[PATCH v29 3/9] arm64: kdump: reserve memory for crash dump kernel

Mon Jan 23 23:55:00 PST 2017

On Mon, Jan 23, 2017 at 10:23:15AM +0000, Mark Rutland wrote:
> On Mon, Jan 23, 2017 at 06:51:46PM +0900, AKASHI Takahiro wrote:
> > Mark,
> > 
> > On Thu, Jan 19, 2017 at 11:28:50AM +0000, Mark Rutland wrote:
> > > On Thu, Jan 19, 2017 at 06:49:42PM +0900, AKASHI Takahiro wrote:
> > > > On Tue, Jan 17, 2017 at 11:54:42AM +0000, Mark Rutland wrote:
> > > > > On Tue, Jan 17, 2017 at 05:20:44PM +0900, AKASHI Takahiro wrote:
> > > > > > On Fri, Jan 13, 2017 at 11:39:15AM +0000, Mark Rutland wrote:
> 
> > > > > I don't think we have much code useful for unmapping. We could re-use 
> > > > > create_mapping_late for this, passing a set of prot bits that means the
> > > > > entries are invalid (e.g. have a PAGE_KERNEL_INVALID).
> > > > 
> > > > Do you really think that we should totally invalidate mmu entries?
> > > > I guess that, given proper cache & TLB flush operations, RO attribute is
> > > > good enough for memory consistency, no?
> > > > (None accesses the region, as I said, except in the case of re-loading
> > > > crash dump kernel though.)
> > > 
> > > My worry is that the first kernel and kdump kernel may map (portions of)
> > > the region with potentially confliciting memory attributes.
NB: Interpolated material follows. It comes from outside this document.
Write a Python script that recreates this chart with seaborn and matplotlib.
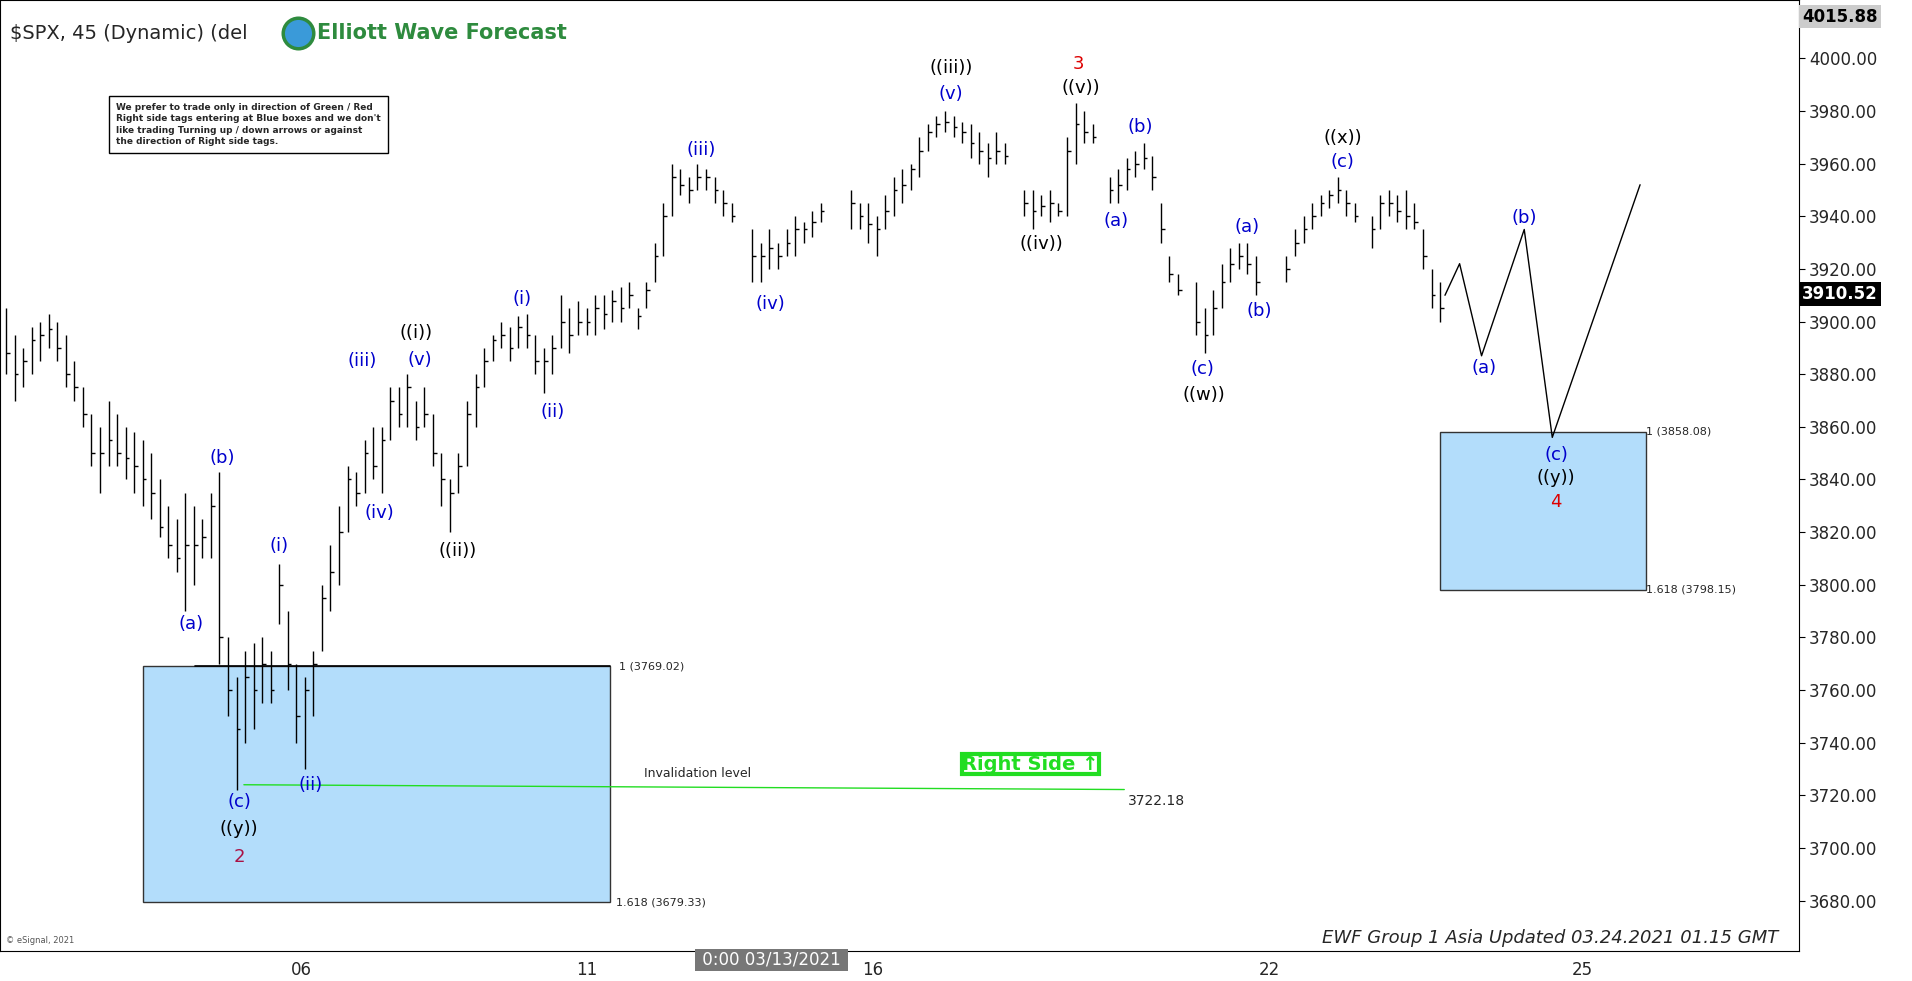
import matplotlib
matplotlib.use("Agg")
import matplotlib.pyplot as plt
import seaborn as sns
import pandas as pd
from matplotlib.patches import Rectangle

sns.set_style("white")
plt.rcParams['font.family'] = ['DejaVu Sans']

bar_x = [5,12,19,26,33,40,47,54,61,68,75,82,89,96,103,110,117,124,131,138,145,152,159,166,173,180,187,194,201,208,215,222,229,236,243,250,257,264,271,278,285,292,299,306,313,320,327,334,341,348,355,362,369,376,383,390,397,404,411,418,425,432,439,446,453,460,467,474,481,488,495,502,509,516,523,530,537,544,551,558,565,572,579,586,593,600,617,624,631,638,645,652,659,666,673,698,705,712,719,726,733,740,747,754,761,768,775,782,789,796,803,810,817,824,840,847,854,861,868,875,882,889,896,910,917,924,931,938,945,952,959,966,981,988,995,1002,1009,1016,1023,1030,1055,1062,1069,1076,1083,1090,1097,1104,1111,1125,1132,1139,1146,1153,1160,1167,1174,1181]
bar_hi = [3905,3895,3890,3898,3900,3903,3900,3895,3885,3875,3865,3860,3870,3865,3860,3858,3855,3850,3840,3830,3825,3835,3830,3825,3835,3843,3780,3765,3775,3778,3780,3775,3808,3790,3770,3765,3775,3800,3815,3830,3845,3843,3855,3860,3860,3875,3875,3880,3870,3875,3865,3850,3840,3850,3870,3880,3890,3895,3900,3898,3902,3903,3895,3890,3895,3910,3905,3908,3905,3910,3910,3912,3913,3915,3905,3915,3930,3945,3960,3958,3955,3960,3958,3955,3950,3945,3935,3930,3935,3930,3935,3940,3938,3942,3945,3950,3945,3945,3940,3948,3955,3958,3960,3970,3975,3978,3980,3978,3976,3975,3972,3968,3972,3968,3950,3950,3948,3950,3945,3970,3983,3980,3975,3955,3958,3962,3965,3968,3963,3945,3925,3918,3915,3905,3912,3922,3928,3930,3930,3925,3925,3935,3940,3945,3948,3950,3955,3950,3945,3940,3948,3950,3948,3950,3945,3935,3920,3915]
bar_lo = [3880,3870,3875,3880,3885,3890,3885,3875,3870,3860,3845,3835,3845,3845,3840,3835,3830,3825,3818,3810,3805,3790,3800,3810,3810,3770,3750,3722,3740,3745,3755,3755,3785,3760,3740,3730,3750,3775,3790,3800,3820,3830,3835,3840,3835,3855,3860,3860,3855,3860,3845,3830,3820,3835,3845,3860,3875,3885,3890,3885,3890,3890,3880,3873,3880,3890,3888,3895,3895,3895,3897,3900,3900,3905,3897,3905,3915,3925,3940,3948,3945,3950,3950,3945,3940,3938,3915,3915,3920,3920,3925,3925,3930,3932,3938,3935,3935,3930,3925,3935,3940,3945,3950,3955,3965,3970,3972,3970,3968,3962,3960,3955,3960,3960,3940,3935,3940,3938,3940,3940,3960,3968,3968,3945,3945,3950,3955,3958,3950,3930,3915,3910,3895,3888,3895,3905,3915,3920,3918,3910,3915,3925,3930,3935,3940,3943,3945,3940,3938,3928,3935,3940,3938,3935,3935,3920,3905,3900]
bar_close = [3888,3880,3885,3893,3895,3897,3890,3880,3875,3865,3850,3850,3855,3850,3848,3845,3840,3835,3822,3815,3810,3815,3815,3818,3830,3780,3760,3745,3765,3760,3770,3760,3800,3770,3750,3760,3770,3795,3805,3820,3840,3835,3850,3845,3855,3870,3865,3875,3860,3865,3850,3840,3835,3845,3865,3875,3885,3893,3895,3890,3898,3895,3885,3885,3890,3900,3895,3900,3900,3905,3903,3908,3905,3910,3902,3912,3925,3940,3955,3952,3950,3955,3955,3950,3945,3940,3925,3925,3928,3925,3930,3935,3935,3938,3942,3945,3940,3937,3935,3942,3950,3952,3958,3965,3972,3975,3976,3974,3972,3968,3965,3962,3965,3963,3945,3942,3944,3945,3942,3965,3975,3972,3970,3950,3952,3958,3960,3962,3955,3935,3918,3912,3900,3895,3905,3915,3922,3925,3922,3915,3920,3930,3935,3940,3945,3948,3950,3945,3940,3935,3945,3945,3942,3940,3938,3925,3910,3905]

proj_x = [1185,1197,1215,1250,1273,1345]
proj_y = [3910,3922,3887,3935,3856,3952]

tick_pos = [247,481,716,1041,1298]
tick_lab = ["06","11","16","22","25"]
price_ticks = [3680,3700,3720,3740,3760,3780,3800,3820,3840,3860,3880,3900,3920,3940,3960,3980,4000]

W, H = 1568, 805
fig = plt.figure(figsize=(19.12, 9.81), dpi=100)
ax = fig.add_axes([0, 25/H, 1475/W, 1-25/H])
ax.set_xlim(0, 1475)
ax.set_ylim(3661.0, 4022.2)

def P(xp, yp):
    return xp, 3680 + (739 - yp) / 2.16

ax.add_patch(Rectangle((117, 3679.33), 383, 3769.02-3679.33, fc="#b3ddfb", ec="#333333", lw=1, zorder=1))
ax.add_patch(Rectangle((1181, 3798.15), 169, 3858.08-3798.15, fc="#b3ddfb", ec="#333333", lw=1, zorder=1))
ax.plot([160, 500], [3769.02, 3769.02], color="black", lw=1.2, zorder=2)
ax.text(508, 3769.02, "1 (3769.02)", fontsize=8, va="center")
ax.text(505, 3679.33, "1.618 (3679.33)", fontsize=8, va="center")
ax.text(1350, 3858.08, "1 (3858.08)", fontsize=8, va="center")
ax.text(1350, 3798.15, "1.618 (3798.15)", fontsize=8, va="center")

ax.plot([200, 922], [3724, 3722.18], color="#22dd22", lw=1, zorder=2)
ax.text(528, 3727, "Invalidation level", fontsize=9)
ax.text(925, 3718, "3722.18", fontsize=10, va="center")

ax.vlines(bar_x, bar_lo, bar_hi, color="black", lw=1, zorder=3)
ax.hlines(bar_close, bar_x, [x+3 for x in bar_x], color="black", lw=1, zorder=3)

df = pd.DataFrame({"x": proj_x, "y": proj_y})
sns.lineplot(data=df, x="x", y="y", ax=ax, color="black", lw=1, zorder=3)

blue = "#0000cc"
labels = [
    (157,512,"(a)",blue),(182,376,"(b)",blue),(196,658,"(c)",blue),(196,680,"((y))","black"),(196,703,"2","#aa1144"),
    (229,448,"(i)",blue),(255,644,"(ii)",blue),(297,296,"(iii)",blue),(311,421,"(iv)",blue),(344,295,"(v)",blue),
    (341,273,"((i))","black"),(375,452,"((ii))","black"),(428,245,"(i)",blue),(453,338,"(ii)",blue),
    (575,123,"(iii)",blue),(632,249,"(iv)",blue),(780,77,"(v)",blue),(780,56,"((iii))","black"),
    (884,52,"3","#dd0000"),(886,72,"((v))","black"),(854,200,"((iv))","black"),(935,104,"(b)",blue),
    (915,181,"(a)",blue),(986,303,"(c)",blue),(987,324,"((w))","black"),(1023,186,"(a)",blue),(1033,255,"(b)",blue),
    (1101,113,"((x))","black"),(1101,133,"(c)",blue),(1217,302,"(a)",blue),(1250,179,"(b)",blue),
    (1276,373,"(c)",blue),(1276,392,"((y))","black"),(1276,412,"4","#dd0000"),
]
for xp, yp, t, c in labels:
    ax.text(*P(xp, yp), t, color=c, fontsize=13, ha="center", va="center", zorder=5)

ax.text(*P(845, 627), "Right Side \u2191", color="#22dd22", fontsize=14, fontweight="bold",
        ha="center", va="center", bbox=dict(fc="white", ec="#22dd22", lw=3, pad=0.45))

ax.text(*P(95, 102), "We prefer to trade only in direction of Green / Red\nRight side tags entering at Blue boxes and we don't\n"
        "like trading Turning up / down arrows or against\nthe direction of Right side tags.",
        fontsize=6.5, fontweight="bold", va="center", ha="left", linespacing=1.3,
        bbox=dict(fc="white", ec="black", lw=1, pad=5))

ax.text(*P(8, 27), "$SPX, 45 (Dynamic) (del", fontsize=14, va="center")
ax.plot(*P(244, 27), marker="o", ms=22, mfc="#3a9ad9", mec="#2e8b3e", mew=2.5, zorder=4)
ax.text(*P(260, 27), "Elliott Wave Forecast", fontsize=15, fontweight="bold", color="#2e8b3e", va="center")
ax.text(*P(1458, 770), "EWF Group 1 Asia Updated 03.24.2021 01.15 GMT", fontsize=13, style="italic",
        ha="right", va="center")
ax.text(*P(5, 772), "© eSignal, 2021", fontsize=6, va="center", color="#555555")

ax.set_xticks(tick_pos)
ax.set_xticklabels(tick_lab, fontsize=12)
ax.yaxis.tick_right()
ax.set_yticks(price_ticks)
ax.set_yticklabels([f"{v:.2f}" for v in price_ticks], fontsize=12)
ax.tick_params(axis="both", length=4, color="black")
ax.set_xlabel(""); ax.set_ylabel("")
for s in ax.spines.values():
    s.set_color("black")
ax.text(633, 3661.0, " 0:00 03/13/2021 ", fontsize=12, color="white",
        ha="center", va="top", bbox=dict(fc="#777777", ec="none", pad=1.5), clip_on=False)
ax.text(1478, 4015.88, "4015.88", fontsize=12, fontweight="bold", color="black", va="center", ha="left",
        bbox=dict(fc="#cccccc", ec="none", pad=2), clip_on=False)
ax.text(1478, 3910.52, "3910.52", fontsize=12, fontweight="bold", color="white", va="center", ha="left",
        bbox=dict(fc="black", ec="none", pad=2), clip_on=False)

fig.savefig("out.png", dpi=100)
So it would
> > > be necessary to completely unmap the region.
> > 
> > I think that this can happen only if the second kernel boots up,
> > leaving non-crashed cpus still running for some reason.
> 
> Yes. I was considering a kdump case where a secondary was stuck in the
> first kernel.
> 
> > > You raise a good point that this would also mean we need to perform some
> > > cache maintenance, which makes that a little more painful. We'd need a
> > > sequence like:
> > > 
> > > * Unmap the region
> > > * TLB invalidation
> > > * Remap the region with non-cacheable attributes
> > > * Cache maintenance
> > > * Unmap the region
> > > * TLB invalidation
> > 
> > I don't get why we need to remap the region and do cache
> > maintenance here. Please elaborate a bit more?
> 
> I think I was wrong, and we don't need to. Sorry about that.
> 
> My thought was that to ensure that there aren't stale lines with
> differing attributes, we'd need to do a clean+invalidate while the
> caches are guaranteed to not allocate anything furthe. Hence, we'd need
> to use a non-cacheable mapping to perform the clean+invalidate.
> 
> However, I now think that so long as we unmap the range, this shouldn't
> matter. The new kernel can perform the maintenance if it wishes to use
> different attributes, similarly to what the first kernel must do per the
> boot protocol.
> 
> > My current implementation of arch_kexec_protect_crashkres() is:
> > 
> >         kexec_segment_flush(kexec_crash_image);
> >         create_mapping_late(crashk_res.start, ..., __pgprot(0));
> >                                                 or PAGE_KERNEL_INVALID
> >         flush_tlb_all();
> > 
> > kexec_segment_flush() will eventually do dcache-flush for all the modified
> > data in crash dump kernel memory.
> 
> I now think this should be fine, per the above.

OK.
I think that now I can see a light of the goal :)

-Takahiro AKASHI

> Thanks,
> Mark.